İmar affı bir daha gündeme getirilmemeli
İstanbul Teknik Üniversitesi’nin Ön İnceleme Raporu’nda Kamu politikaları ve mevzuata ilişkin önemli değerlendirmeler var. Bu değerlendirmeler özetle şöyle:
-Bilimsel temele dayanmayan imar affı, imar barışı gibi mühendislik hizmeti almamış, sağlıksız ve güvensiz yapı stokunu yasallaştıran düzenlemelere son verilmelidir.
- Geleceğin kentlerinin afetlere karşı dirençli olabilmesi için imar affı bir daha kamuoyu gündemine getirilmemelidir.
- Ülkemiz planlama ve imar mevzuatında 30’dan fazla kanun ve yönetmelik; çokça kurumun plan yapma ve onaylama yetkisi bulunmaktadır. Bu durum bütüncül kent ve bölge planlama süreçlerini zedelemektedir. Planlamada artan merkezileşme eğiliminin aksine, kent ve bölge planlamasında yerel yönetimleri etkin kullanan, yalın, mevzi ve parçacıl uygulamalara son veren çağdaş bir imar mevzuatı düzenlenmelidir.

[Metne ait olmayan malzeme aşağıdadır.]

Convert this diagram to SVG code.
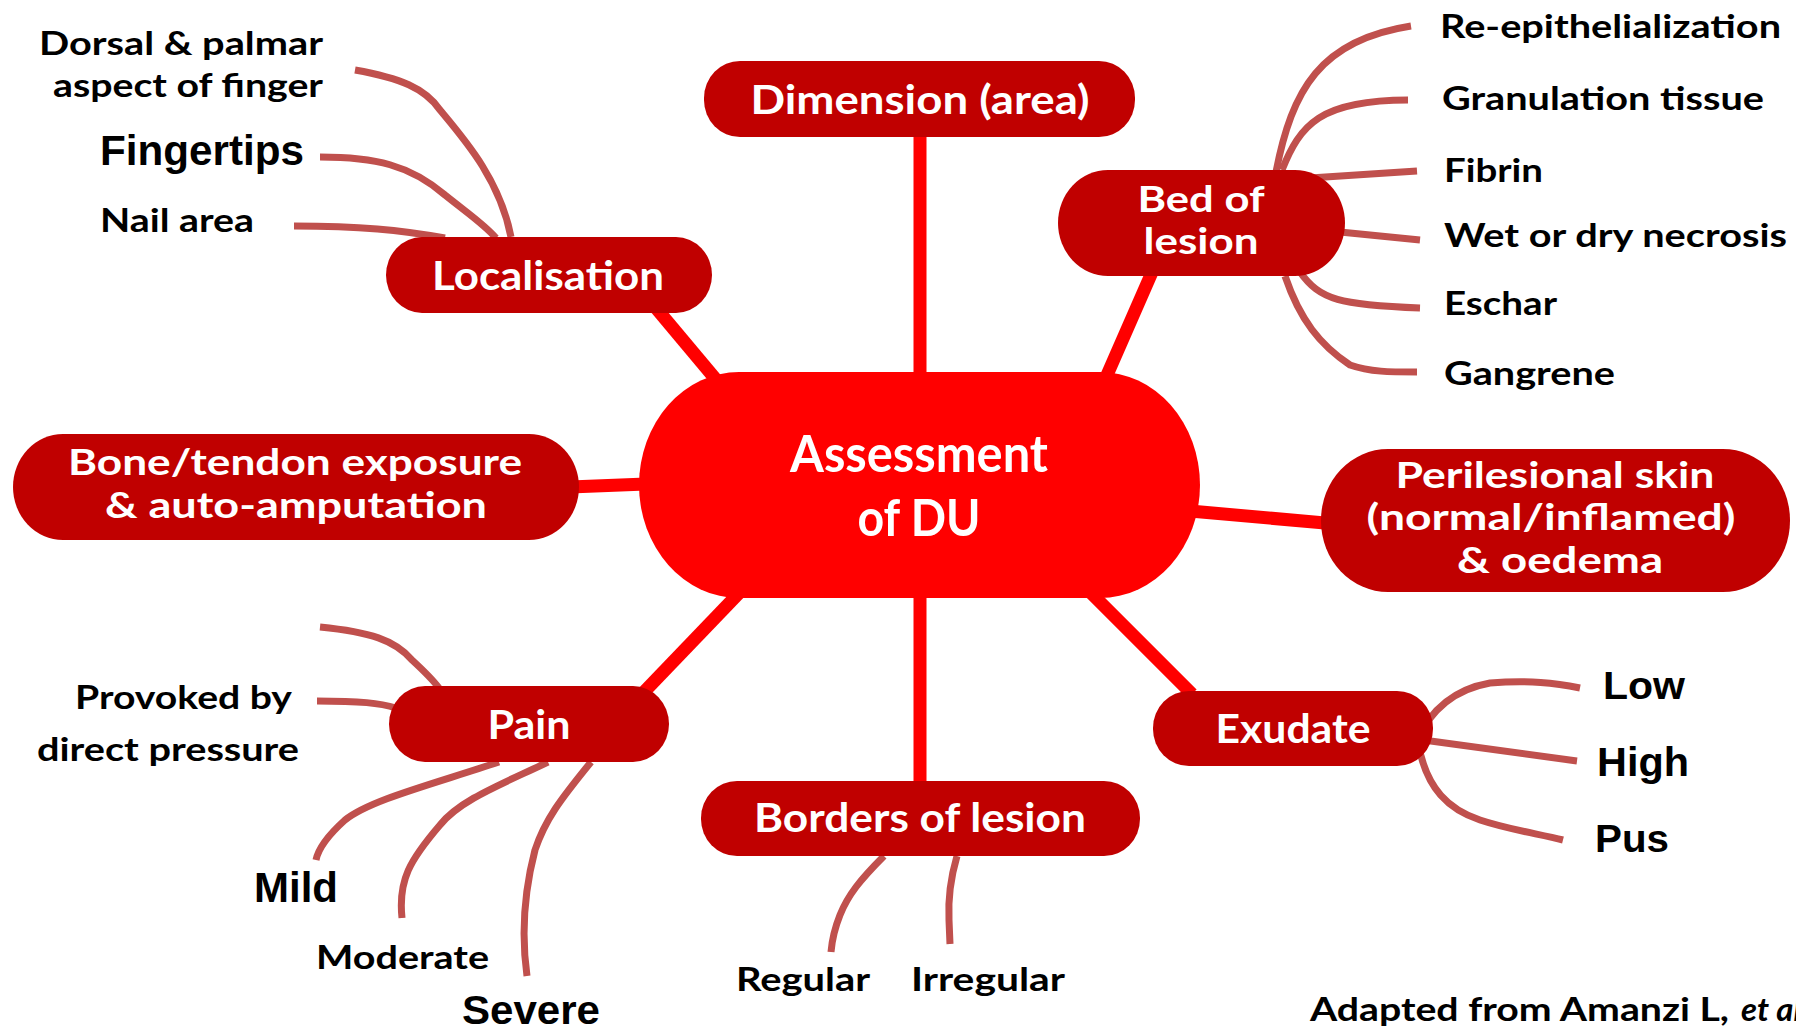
<svg xmlns="http://www.w3.org/2000/svg" width="1796" height="1029" viewBox="0 0 1796 1029">
<style>
.node{fill:#C00000}
.core{fill:#FF0000}
.main{stroke:#FF0000;stroke-width:13;fill:none}
.br{stroke:#C0504D;stroke-width:7;fill:none}
.nt{font-family:Lato,"Liberation Sans",sans-serif;font-weight:bold;fill:#FFFFFF;font-size:40px;text-anchor:middle}
.nt2{font-family:Lato,"Liberation Sans",sans-serif;font-weight:bold;fill:#FFFFFF;font-size:37px;text-anchor:middle}
.ct{font-family:Lato,"Liberation Sans",sans-serif;font-weight:bold;fill:#FFFFFF;font-size:52px;text-anchor:middle}
.lt{font-family:Lato,"Liberation Sans",sans-serif;font-weight:bold;fill:#000000;font-size:33px}
.at{font-family:"Liberation Sans",Arial,sans-serif;font-weight:bold;fill:#000000}
</style>
<rect width="1796" height="1029" fill="#FFFFFF"/>
<g id="connectors">
<line class="main" x1="920" y1="380" x2="920" y2="130"/>
<line class="main" x1="920" y1="590" x2="920" y2="785"/>
<line class="main" x1="718" y1="382" x2="656" y2="308"/>
<line class="main" x1="1104" y1="382" x2="1153" y2="270"/>
<line class="main" x1="570" y1="487" x2="646" y2="484"/>
<line class="main" x1="1190" y1="511" x2="1325" y2="523"/>
<line class="main" x1="740" y1="592" x2="644" y2="692"/>
<line class="main" x1="1090" y1="592" x2="1192" y2="694"/>
<path class="br" d="M355,70 C400,78 425,88 440,110 C465,140 500,180 511,237"/>
<path class="br" d="M320,157 C375,157 410,165 445,195 C470,215 485,225 496,238"/>
<path class="br" d="M294,226 C360,226 400,230 445,238"/>
<path class="br" d="M1276,172 C1292,90 1320,40 1411,26"/>
<path class="br" d="M1282,170 C1300,125 1320,100 1408,100"/>
<path class="br" d="M1310,178 L1417,171"/>
<path class="br" d="M1340,232 L1420,240"/>
<path class="br" d="M1300,272 C1320,300 1340,305 1420,308"/>
<path class="br" d="M1285,276 C1300,320 1320,345 1350,365 C1370,372 1390,372 1417,372"/>
<path class="br" d="M320,627 C370,632 395,640 412,660 C425,672 433,680 439,688"/>
<path class="br" d="M317,701 C360,701 380,703 396,708"/>
<path class="br" d="M499,762 C430,785 370,800 345,820 C325,838 318,850 316,860"/>
<path class="br" d="M548,762 C500,785 460,800 440,825 C410,860 398,880 402,918"/>
<path class="br" d="M591,762 C560,800 545,820 535,850 C522,900 522,940 527,976"/>
<path class="br" d="M884,856 C860,880 848,895 840,915 C834,930 832,940 831,952"/>
<path class="br" d="M957,856 C950,880 948,900 949,920 L950,944"/>
<path class="br" d="M1416,742 C1428,715 1450,690 1490,683 C1530,680 1555,683 1580,688"/>
<path class="br" d="M1416,739 L1577,761"/>
<path class="br" d="M1418,742 C1426,790 1450,810 1480,820 C1510,830 1540,834 1563,840"/>
</g>
<g id="n-center">
<rect class="core" x="639" y="372" width="561" height="226" rx="100" ry="113"/>
<text class="ct" x="919" y="472" textLength="258" lengthAdjust="spacingAndGlyphs">Assessment</text>
<text class="ct" x="919" y="536" textLength="123" lengthAdjust="spacingAndGlyphs">of DU</text>
</g>
<g id="n-dimension">
<rect class="node" x="704" y="61" width="431" height="76" rx="36" ry="37"/>
<text class="nt" x="920" y="114" textLength="339" lengthAdjust="spacingAndGlyphs">Dimension (area)</text>
</g>
<g id="n-bed">
<rect class="node" x="1058" y="170" width="287" height="106" rx="50" ry="53"/>
<text class="nt2" x="1201" y="212" textLength="127" lengthAdjust="spacingAndGlyphs">Bed of</text>
<text class="nt2" x="1201" y="254" textLength="115" lengthAdjust="spacingAndGlyphs">lesion</text>
</g>
<g id="n-localisation">
<rect class="node" x="386" y="237" width="326" height="76" rx="36" ry="38"/>
<text class="nt" x="548" y="290" textLength="232" lengthAdjust="spacingAndGlyphs">Localisation</text>
</g>
<g id="n-bone">
<rect class="node" x="13" y="434" width="566" height="106" rx="50" ry="53"/>
<text class="nt2" x="295" y="475" textLength="454" lengthAdjust="spacingAndGlyphs">Bone/tendon exposure</text>
<text class="nt2" x="296" y="518" textLength="382" lengthAdjust="spacingAndGlyphs">&amp; auto-amputation</text>
</g>
<g id="n-perilesional">
<rect class="node" x="1321" y="449" width="469" height="143" rx="67" ry="71"/>
<text class="nt2" x="1555" y="488" textLength="319" lengthAdjust="spacingAndGlyphs">Perilesional skin</text>
<text class="nt2" x="1551" y="530" textLength="369" lengthAdjust="spacingAndGlyphs">(normal/inflamed)</text>
<text class="nt2" x="1560" y="573" textLength="206" lengthAdjust="spacingAndGlyphs">&amp; oedema</text>
</g>
<g id="n-pain">
<rect class="node" x="389" y="686" width="280" height="76" rx="36" ry="38"/>
<text class="nt" x="529" y="739" textLength="83" lengthAdjust="spacingAndGlyphs">Pain</text>
</g>
<g id="n-borders">
<rect class="node" x="701" y="781" width="439" height="75" rx="36" ry="37"/>
<text class="nt" x="920" y="832" textLength="332" lengthAdjust="spacingAndGlyphs">Borders of lesion</text>
</g>
<g id="n-exudate">
<rect class="node" x="1153" y="691" width="280" height="75" rx="36" ry="37"/>
<text class="nt" x="1293" y="743" textLength="155" lengthAdjust="spacingAndGlyphs">Exudate</text>
</g>
<g id="leaves">
<text class="lt" x="39" y="55" textLength="284" lengthAdjust="spacingAndGlyphs">Dorsal &amp; palmar</text>
<text class="lt" x="53" y="97" textLength="270" lengthAdjust="spacingAndGlyphs">aspect of finger</text>
<text class="at" x="100" y="165" font-size="42" textLength="204" lengthAdjust="spacingAndGlyphs">Fingertips</text>
<text class="lt" x="100" y="232" textLength="154" lengthAdjust="spacingAndGlyphs">Nail area</text>
<text class="lt" x="1440" y="38" textLength="341" lengthAdjust="spacingAndGlyphs">Re-epithelialization</text>
<text class="lt" x="1442" y="110" textLength="322" lengthAdjust="spacingAndGlyphs">Granulation tissue</text>
<text class="lt" x="1444" y="182" textLength="99" lengthAdjust="spacingAndGlyphs">Fibrin</text>
<text class="lt" x="1444" y="247" textLength="343" lengthAdjust="spacingAndGlyphs">Wet or dry necrosis</text>
<text class="lt" x="1444" y="315" textLength="113" lengthAdjust="spacingAndGlyphs">Eschar</text>
<text class="lt" x="1444" y="385" textLength="171" lengthAdjust="spacingAndGlyphs">Gangrene</text>
<text class="lt" x="75" y="709" textLength="217" lengthAdjust="spacingAndGlyphs">Provoked by</text>
<text class="lt" x="37" y="761" textLength="262" lengthAdjust="spacingAndGlyphs">direct pressure</text>
<text class="at" x="254" y="902" font-size="42" textLength="84" lengthAdjust="spacingAndGlyphs">Mild</text>
<text class="lt" x="316" y="969" textLength="173" lengthAdjust="spacingAndGlyphs">Moderate</text>
<text class="at" x="462" y="1024" font-size="40" textLength="138" lengthAdjust="spacingAndGlyphs">Severe</text>
<text class="lt" x="736" y="991" textLength="134" lengthAdjust="spacingAndGlyphs">Regular</text>
<text class="lt" x="911" y="991" textLength="154" lengthAdjust="spacingAndGlyphs">Irregular</text>
<text class="at" x="1603" y="699" font-size="39" textLength="82" lengthAdjust="spacingAndGlyphs">Low</text>
<text class="at" x="1597" y="776" font-size="40" textLength="92" lengthAdjust="spacingAndGlyphs">High</text>
<text class="at" x="1595" y="852" font-size="39" textLength="74" lengthAdjust="spacingAndGlyphs">Pus</text>
</g>
<g id="citation">
<text class="lt" x="1310" y="1021" textLength="419" lengthAdjust="spacingAndGlyphs">Adapted from Amanzi L,</text>
<text class="lt" x="1741" y="1021" font-style="italic">et al.</text>
</g>
</svg>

- Bilimsel temeli olmayan, Merkezi Yönetim Organlarınca ya da Yerel Yönetim Meclislerince imar planlarına yapılan müdahaleler kısıtlanmalı, plan müellifinin görüşü olmadan plan değişikliklerine izin verilmemelidir.
- Etkin bir imar yasası kadar yapılaşma süreçlerinde etkin denetim mekanizmaları yaşama geçirilmelidir.
- Kentlerin imar planları bilimsel temellere dayanan, yerel yönetimleri, üniversiteleri ve STK’ları dahil eden, katılımcı ve şeffaf süreçler içinde yeniden ele alınmalıdır.
- Ülkemizde 6 Şubat 2023 tarihinde yaşanan deprem felaketi ile dezavantajlı kişilerin sayısı geçmiş yıllara göre hızla artmış, konut ve donatı alanlarının zarar görmesi ile dezavantajlı grupların toplumdaki diğer bireylere göre konuta erişim konusunda ekonomik durumları (yoksulluk) daha da hassaslaşmıştır. Toplumsal bir gerçek olan dezavantajlılık ile ilgili yerel ve ulusal düzeyde kamu politikaları geliştirilmelidir.